TCMDb: A young innocent's life is shattered when she falls for a World War II flyer.
There's one thing that no one can deny about the old black and white films of the yesteryears': They really knew how to make you want to weep buckets, or at least make a handkerchief extremely wet. The best films that are like that were made during the World War II years, or the immediate years following the war, and are about the war itself, or the effects that it had on the home front. Basically, in short, films made during, following, and are about the war are usually really sentimental, and can most of the time get cynical people such as me tearing up even just a little bit.
My Foolish Heart with Dana Andrews and Susan Hayward is one of the films.
As my whole Susan Hayward Star of the Month tribute has progressed, I have became a really big fan. I really hadn't seen too many films of hers before, but then when I started to watch them when I decided that she would be my star of the month, I realized what I was missing out on: an extremely talented and versatile actress. I've found as I watched her movies that while she can be dramatic, it's not really that noticeable; it's subtle. She, more than so many other actresses who are no less talented than Susan Hayward, seems more . . . real.
In
Smash Up: The Story of a Woman, it was as though she really
was Angelica Evans, and every other woman that was an alcoholic. In
They Won't Believe Me, while her character in the very beginning isn't very likable, or at least she wasn't to me, she grows on you; you realize that she's not really at all the woman that she says she is. And in
My Foolish Heart, she is the embodiment of every woman that loved a man so completely that when she lost him to uncontrollable circumstances, she just didn't know how to continue on.
The film is told in flashback, and while in many cases this can be the death of a film, it's not of this one which is basically because you've got about a good ten to fifteen minutes of the present, and then it goes back to the "past" which is for the rest of the movie the "present", and only until about the last eight to ten minutes does it go back to the original "present". (I hope I didn't lose anyone on that explanation.) to put it simply, the reason why it's so easy to follow is because there is not jumping back and forth. Just the beginning, middle, and end which is tied up nicely in a bow.
One thing that makes me like this picture so much is how well Dana Andrews and Susan Hayward are together. I think they're perfect. He, the cynical man, and she the good girl find each other, and their lives as they both knew them to be individually are changed. Their chemistry is subtle, barely noticeable unless you look for it, but believe, me it's there. I don't care how good of an actor or actress you are, then or now, if you don't have chemistry, it's quite noticeable. Some might disagree and say that they have no chemistry whatsoever, and to that I can only say to each his own.

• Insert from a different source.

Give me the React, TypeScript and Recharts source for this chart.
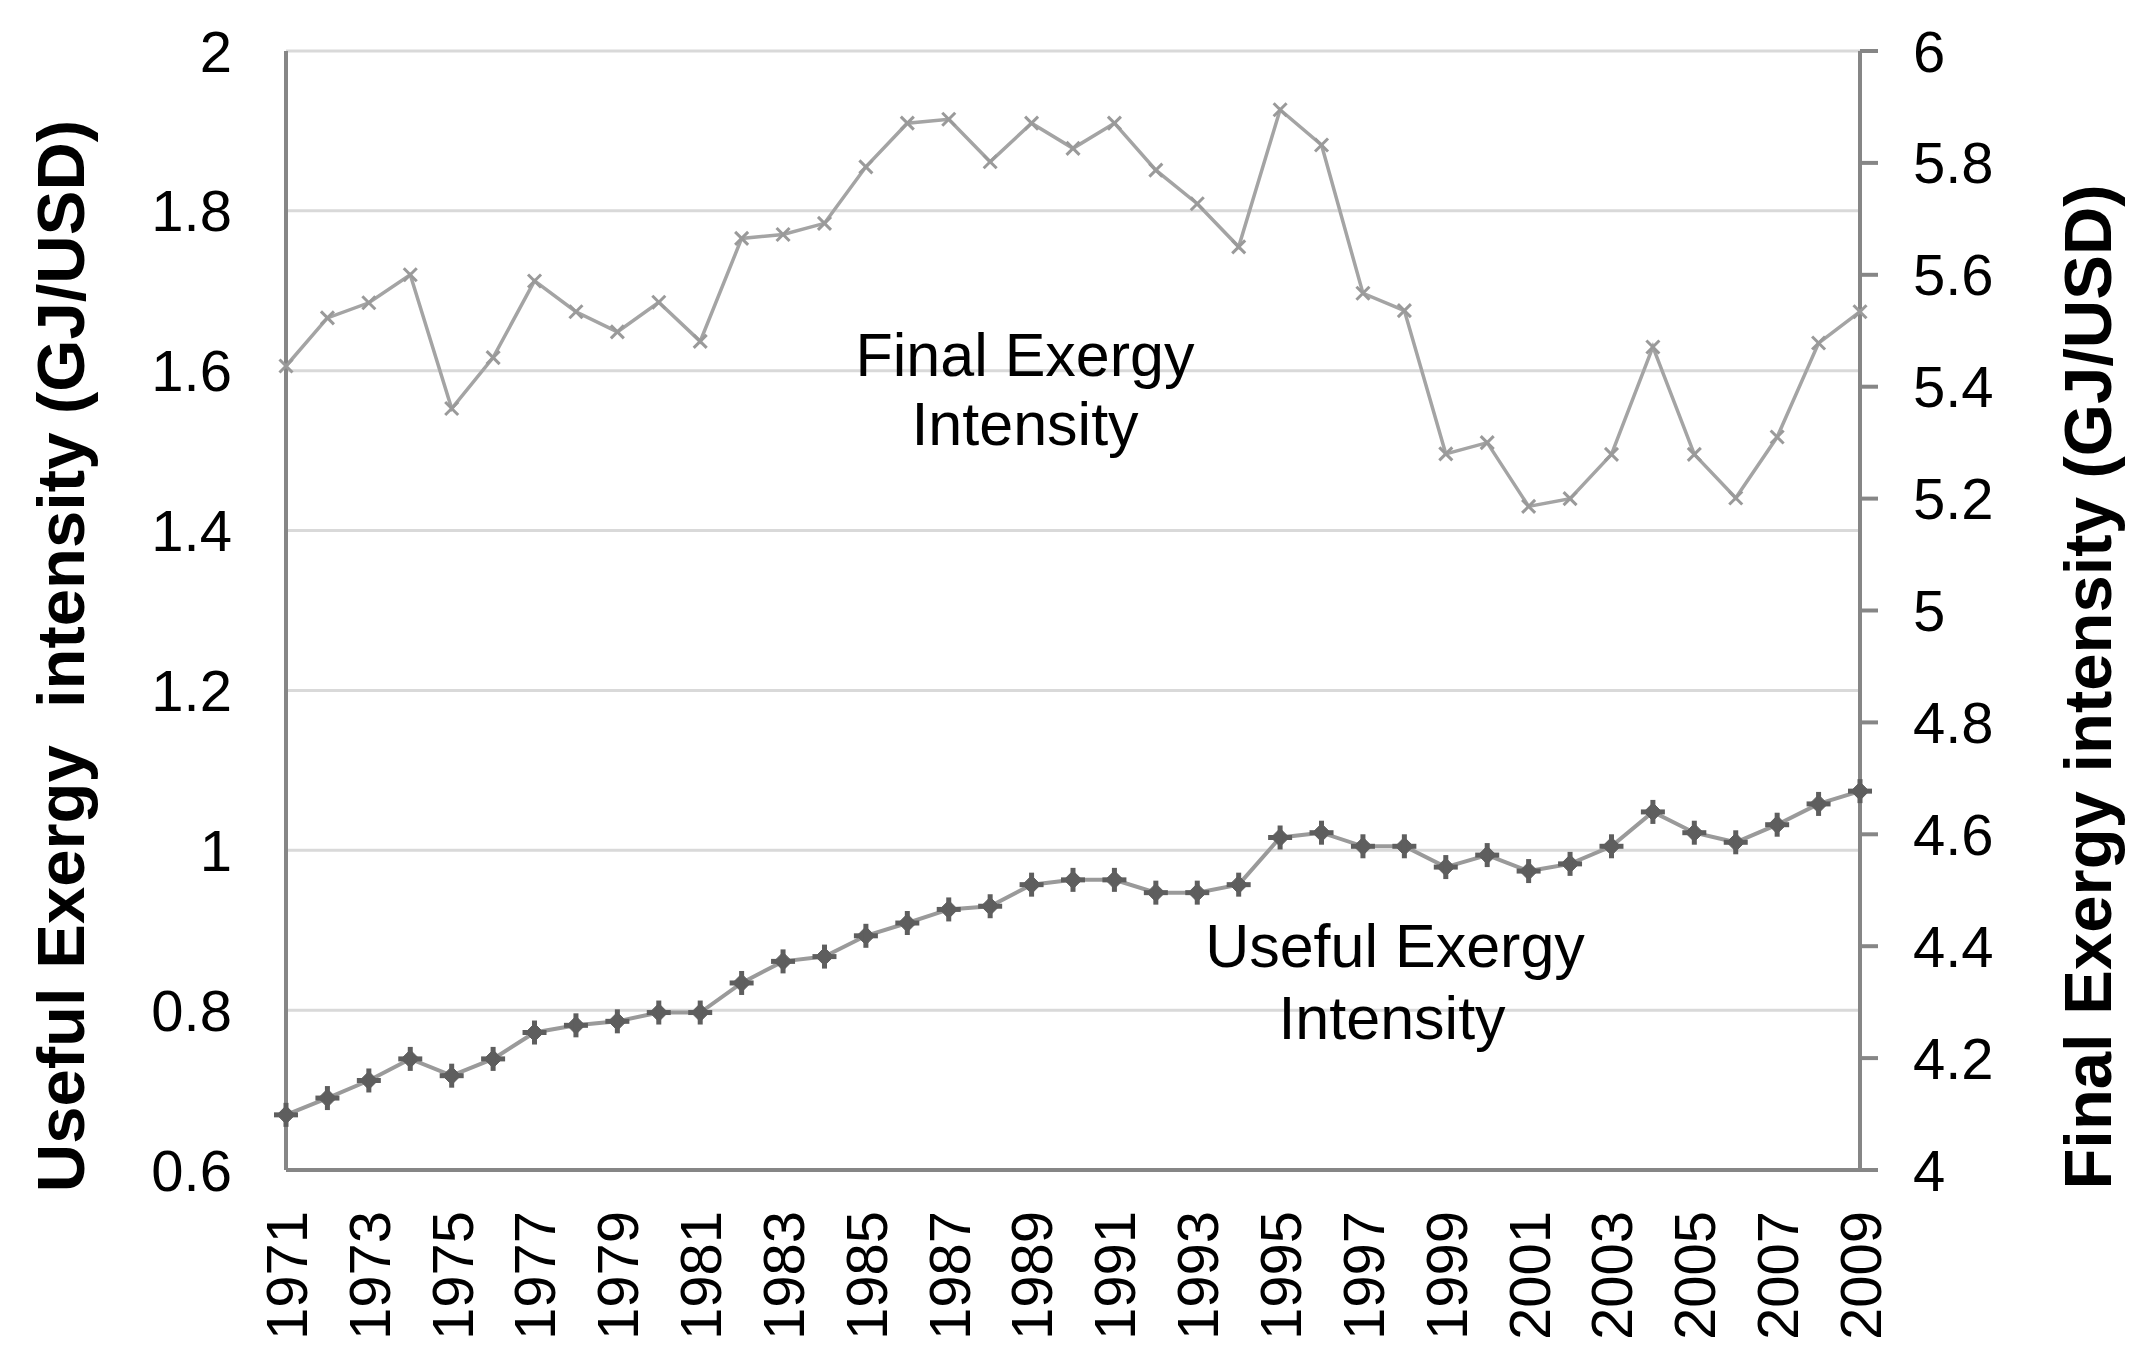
import { LineChart, Line, XAxis, YAxis, CartesianGrid } from 'recharts';

const years = [
  '1971', '1972', '1973', '1974', '1975', '1976', '1977', '1978', '1979', '1980',
  '1981', '1982', '1983', '1984', '1985', '1986', '1987', '1988', '1989', '1990',
  '1991', '1992', '1993', '1994', '1995', '1996', '1997', '1998', '1999', '2000',
  '2001', '2002', '2003', '2004', '2005', '2006', '2007', '2008', '2009',
];

// GJ/USD, left axis
const usefulExergy = [
  0.669, 0.690, 0.712, 0.739, 0.718, 0.739, 0.772, 0.781, 0.786, 0.797,
  0.797, 0.834, 0.861, 0.867, 0.893, 0.909, 0.926, 0.930, 0.957, 0.963,
  0.963, 0.947, 0.947, 0.957, 1.016, 1.022, 1.005, 1.005, 0.979, 0.994,
  0.974, 0.983, 1.005, 1.048, 1.022, 1.010, 1.032, 1.058, 1.074,
];

// GJ/USD, right axis
const finalExergy = [
  5.437, 5.523, 5.550, 5.600, 5.361, 5.452, 5.589, 5.534, 5.498, 5.551,
  5.481, 5.665, 5.672, 5.692, 5.793, 5.871, 5.878, 5.802, 5.871, 5.826,
  5.871, 5.787, 5.727, 5.650, 5.895, 5.832, 5.567, 5.536, 5.280, 5.300,
  5.186, 5.200, 5.279, 5.471, 5.279, 5.201, 5.310, 5.478, 5.534,
];

const usefulTicks = [0.6, 0.8, 1, 1.2, 1.4, 1.6, 1.8, 2];
const finalTicks = [4, 4.2, 4.4, 4.6, 4.8, 5, 5.2, 5.4, 5.6, 5.8, 6];

const data = years.map((year, i) => ({ year, useful: usefulExergy[i], final: finalExergy[i] }));

const FONT = "'Liberation Sans', Arial, sans-serif";
const AXIS = '#868686';
const GRID = '#d9d9d9';

function YearTick({ x, y, payload }: any) {
  return (
    <text x={x} y={y} dy="0.36em" transform={`rotate(-90 ${x} ${y})`} textAnchor="end"
      fontFamily={FONT} fontSize={58} fill="#000">
      {payload.value}
    </text>
  );
}

function CrossDot({ cx, cy, index }: any) {
  const s = 6.5;
  return (
    <g key={`c${index}`} stroke="#9a9a9a" strokeWidth={3}>
      <line x1={cx - s} y1={cy - s} x2={cx + s} y2={cy + s} />
      <line x1={cx - s} y1={cy + s} x2={cx + s} y2={cy - s} />
    </g>
  );
}

function PlusDot({ cx, cy, index }: any) {
  const a = 12, d = 9;
  return (
    <g key={`p${index}`} fill="#5e5e5e" stroke="#5e5e5e">
      <path d={`M${cx},${cy - d} L${cx + d},${cy} L${cx},${cy + d} L${cx - d},${cy} Z`} strokeWidth={1} />
      <line x1={cx - a} y1={cy} x2={cx + a} y2={cy} strokeWidth={5} />
      <line x1={cx} y1={cy - a} x2={cx} y2={cy + a} strokeWidth={5} />
    </g>
  );
}

export default function App() {
  return (
    <div style={{ position: 'absolute', left: 0, top: 0, width: 2155, height: 1364, background: '#fff' }}>
      <LineChart width={2155} height={1364} data={data}
        margin={{ top: 51, right: 7, left: 0, bottom: 4 }}>
        <CartesianGrid yAxisId="left" vertical={false} stroke={GRID} strokeWidth={3} />
        <XAxis dataKey="year" interval={1} height={190} tickSize={0} tickMargin={41}
          tickLine={false} axisLine={{ stroke: AXIS, strokeWidth: 4 }} tick={<YearTick />} />
        <YAxis yAxisId="left" orientation="left" width={286} domain={[0.6, 2]} ticks={usefulTicks}
          tickLine={false} tickSize={0} tickMargin={54} axisLine={{ stroke: AXIS, strokeWidth: 4 }}
          tick={{ fill: '#000', fontSize: 58, fontFamily: FONT }} />
        <YAxis yAxisId="right" orientation="right" width={288} domain={[4, 6]} ticks={finalTicks}
          tickLine={{ stroke: AXIS, strokeWidth: 4 }} tickSize={18} tickMargin={35}
          axisLine={{ stroke: AXIS, strokeWidth: 4 }}
          tick={{ fill: '#000', fontSize: 58, fontFamily: FONT }} />
        <Line yAxisId="right" dataKey="final" stroke="#a4a4a4" strokeWidth={3.5}
          dot={(p: any) => <CrossDot {...p} key={`c${p.index}`} />} isAnimationActive={false} />
        <Line yAxisId="left" dataKey="useful" stroke="#9a9a9a" strokeWidth={4}
          dot={(p: any) => <PlusDot {...p} key={`p${p.index}`} />} isAnimationActive={false} />
      </LineChart>
      <svg width={2155} height={1364} style={{ position: 'absolute', left: 0, top: 0, pointerEvents: 'none' }}>
        <text transform="translate(84 656) rotate(-90)" textAnchor="middle" fontFamily={FONT}
          fontWeight="bold" fontSize={67} fill="#000" style={{ whiteSpace: 'pre' }}>
          {'Useful Exergy  intensity (GJ/USD)'}
        </text>
        <text transform="translate(2111 687) rotate(-90)" textAnchor="middle" fontFamily={FONT}
          fontWeight="bold" fontSize={67} fill="#000">
          Final Exergy intensity (GJ/USD)
        </text>
        <g fontFamily={FONT} fontSize={61} fill="#000" textAnchor="middle">
          <text x={1025} y={376}>Final Exergy</text>
          <text x={1025} y={445}>Intensity</text>
          <text x={1395} y={967}>Useful Exergy</text>
          <text x={1392} y={1039}>Intensity</text>
        </g>
      </svg>
    </div>
  );
}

Another one is how real they seem. It's as though Walt and Eloise at one point in time really did exist, that they still exist today somewhere out there. Walt and Eloise could have been our grandmother our grandfather, heck, they could be any man and woman today. This picture may have been done only a few years after the war, and it may have happened during the war, this picture can--and does--still connect with today's audience over the fact that it's mainly about a man and a woman coming to know one another and falling in love, and, ultimately, losing one another. How is that unlike today?
Susan was nominated for an Academy Award for Best Actress for her portrayal in
My Foolish Heart for the 22nd Academy Awards, it was her second nominaion for Best Actress (her first having been for
Smash-Up: The Story of a Woman two years previously in 1947), she lost that year to Olivia de Havilland in
The Heiress.
The film also received a nomination for Best Music, Song:
My Foolish Heart written by Victor Young and Ned Washington. The title song was sung by Martha Mears, and though it lost out to
Baby, It's Cold Outside by Frank Loesser, it went on to become a jazz standard.
Now, some may see Dana Andrews as being a complete jerk in this film, and though why he might be in a couple of spots, I didn't see him that way at all. More than anything I saw him as the cynical man who's a couple of shots ahead while the world is a couple behind and is dragging to catch up with him. Perhaps another reason as to why I didn't see him as being a complete jerk is because I understood him: He was afraid. He didn't want to go to war, he didn't want to leave everything he knew behind, but he did so anyways, and just as he had perdicted that he would, he paid the ultimate price for it.
My Foolish Heart is based off of J.D. Salinger's 1948 short story,
Uncle Wiggly in Connecticut, and so far it is the only authorized film adaptation of one of his works. Though I have not read the story, or any of Salinger's works, apparently the film adaptation is completely different from the story, and due to Salinger's disastifaction, he refused to let any of his other works to be filmed, including
The Catcher in the Rye. Also, though it was nominated for two Academy Awards, the film did not impress critics,
The New Yorker said it was "full of soap-opera cliches". It really hasn't fared better as time has passed, but I don't really care because it's less often than not do I ever agree with the critics about a film. Though, much to my suprise, Leonard Maltin and I do agree. I like Maltin a lot, but we've hardly ever agreed on a film's rating. On this one, however, we do: 3/4 stars. I recommend this film for those that love a good love story, and fans of either Susan Hayward or Dana Andrews.